DAVIE, Fla. (AP) — Miami Dolphins coach Tony Sparano could only scratch his head. Offensive line coach Mike Maser put his hands on his knees, dropped his head and shook it in disgust.

At the end of Dolphins practice Sunday, only the defensive backs were smiling. Watching Miami's offense tends to have that effect.

The competition to become Miami's starting quarterback has shown little progress at the beginning of training camp. Newcomers Josh McCown and Chad Henne haven't excelled, John Beck had one of the worst practices in his professional career Sunday, and it appears the Dolphins are headed for another season with the quarterback situation murky.

"In a perfect world, you would like to have this thing settled before you get into maybe that second preseason game somewhere down the road," Sparano said. "But I don't think that's the way it's going to be."

The Dolphins have turned to 12 different quarterbacks since Dan Marino retired in 2000 — including Beck, Trent Green and Cleo Lemon last season — and instability at the position is perhaps why they have missed the playoffs a franchise record six straight years.

Sunday's practice didn't show any signs of improvement.

Beck threw more interceptions (3) than touchdowns (0), including back-to-back picks in limited action. Henne threw an interception and missed receivers, while McCown didn't take first-team snaps as part of Miami's rotating practice schedule. All the while Sparano hovered behind them, scrutinizing every move as he weighs his biggest decision as a first-year head coach.

"Each opportunity you get has to be very important. It has to be valuable to you," Beck said. "It's kind of like golf, each stroke is really important."

Miami has been shuffling quarterbacks through the first two days of training camp, with only two players taking first-team snaps during 11-on-11 drills. The limited days have made it all the more important for the quarterbacks to show they can deliver.

"It's like when you're (out) it's tough because obviously you have to stay involved mentally but you're out of it," McCown said. "It's almost like you're running a race and you feel like someone is gaining ground on you. You know you're going to get your turn tomorrow but it's just that weird feeling."

McCown is the favorite — but not by much — to start the season opener, having 31 starts in six NFL seasons. He started nine games last year for Oakland and signed a $6.25 million, two-year contract with Miami in February.

Beck, a second-round draft pick in 2007, started four games as a rookie. He went 0-4 as a starter last season, fumbling seven times and throwing three interceptions.

Henne, a four-year starter at Michigan, was taken in the second round of this year's draft. He agreed to a contract Saturday and reported in time for evening drills and to make a run at the wide-open starting job.
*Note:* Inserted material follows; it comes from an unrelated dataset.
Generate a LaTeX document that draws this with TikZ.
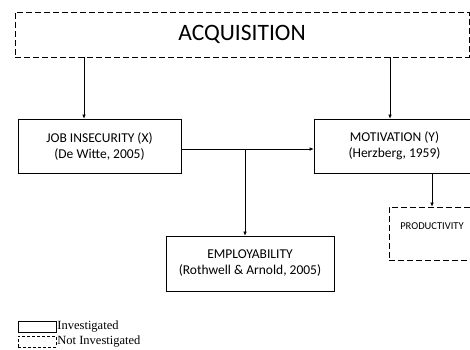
\documentclass[tikz,border=0pt]{standalone}
\usepackage{fontspec}
\setmainfont{Carlito}
\newfontfamily\legendfont{Liberation Serif}
\usetikzlibrary{arrows.meta,positioning}

\begin{document}
\begin{tikzpicture}[x=1pt,y=-1pt,
                box/.style={draw,line width=0.7pt,align=center,font=\fontsize{13.5}{16}\selectfont},
                dashbox/.style={box,dash pattern=on 6pt off 3pt},
                arr/.style={-{Latex[length=4pt,width=3.5pt]},line width=0.6pt}]
                \useasboundingbox (0,0) rectangle (470,349);
                \clip (0,0) rectangle (470,349);
                % variables
                \node[dashbox,minimum width=454pt,minimum height=45pt,font=\fontsize{23.5}{26}\selectfont] (acq) at (242,34.5) {ACQUISITION};
                \node[box,minimum width=163pt,minimum height=54pt] (job) at (99.5,146) {JOB INSECURITY (X)\\(De Witte, 2005)};
                \node[box,minimum width=161pt,minimum height=54pt] (mot) at (394.5,146) {MOTIVATION (Y)\\(Herzberg, 1959)};
                \node[box,minimum width=168pt,minimum height=55pt] (emp) at (250,263.5) {EMPLOYABILITY\\(Rothwell \& Arnold, 2005)};
                \node[dashbox,minimum width=86pt,minimum height=53pt,text depth=15pt,font=\fontsize{10.5}{12}\selectfont] (prod) at (432,233.5) {PRODUCTIVITY};
                % arrows
                \draw[arr] ([xshift=-15.5pt]job.north |- acq.south)--([xshift=-15.5pt]job.north);
                \draw[arr] ([xshift=-4.5pt]mot.north |- acq.south)--([xshift=-4.5pt]mot.north);
                \draw[arr] ([yshift=-3pt]job.east)--([yshift=-3pt]job.east -| mot.west);
                \draw[arr] ([yshift=-3pt]job.east -| emp.north)++(-5,0)--([xshift=-5pt]emp.north);
                \draw[arr] (prod.north |- mot.south)--(prod.north);
                % legend
                \node[draw,line width=0.5pt,minimum width=38pt,minimum height=11pt,inner sep=0pt] (inv) at (37,326.5) {};
                \node[draw,line width=0.5pt,dash pattern=on 3pt off 2pt,minimum width=38pt,minimum height=11pt,inner sep=0pt] (notinv) at (37,341.5) {};
                \node[right=1pt of inv,inner sep=0pt,font=\legendfont\fontsize{12.5}{13}\selectfont] (invtext) {Investigated};
                \node[right=1pt of notinv,inner sep=0pt,font=\legendfont\fontsize{12.5}{13}\selectfont] (notinvtext) {Not Investigated};
            \end{tikzpicture}
\end{document}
"It's very important to get it done and get into camp especially because I'm competing right now," Henne said. "It's best for me to get as many reps as I can and prove that I can play."

Sparano has tried to keep the pressure on the quarterbacks this training camp, knowing full well that lackluster play at the position has kept Miami from producing a consistent offense since Marino retired.

The coach hasn't been pleased with the play at quarterback, and he's hoping the pressure will create some separation.

"I think, and this is the way I learned it, that when you get too secure in your job, you probably don't do your job as well as you should," Sparano said. "I think the players I feel the same way about. So giving them challenges, doing some of those things that way, I think kind of keeps them on edge a little bit. And I think that's good for us right now."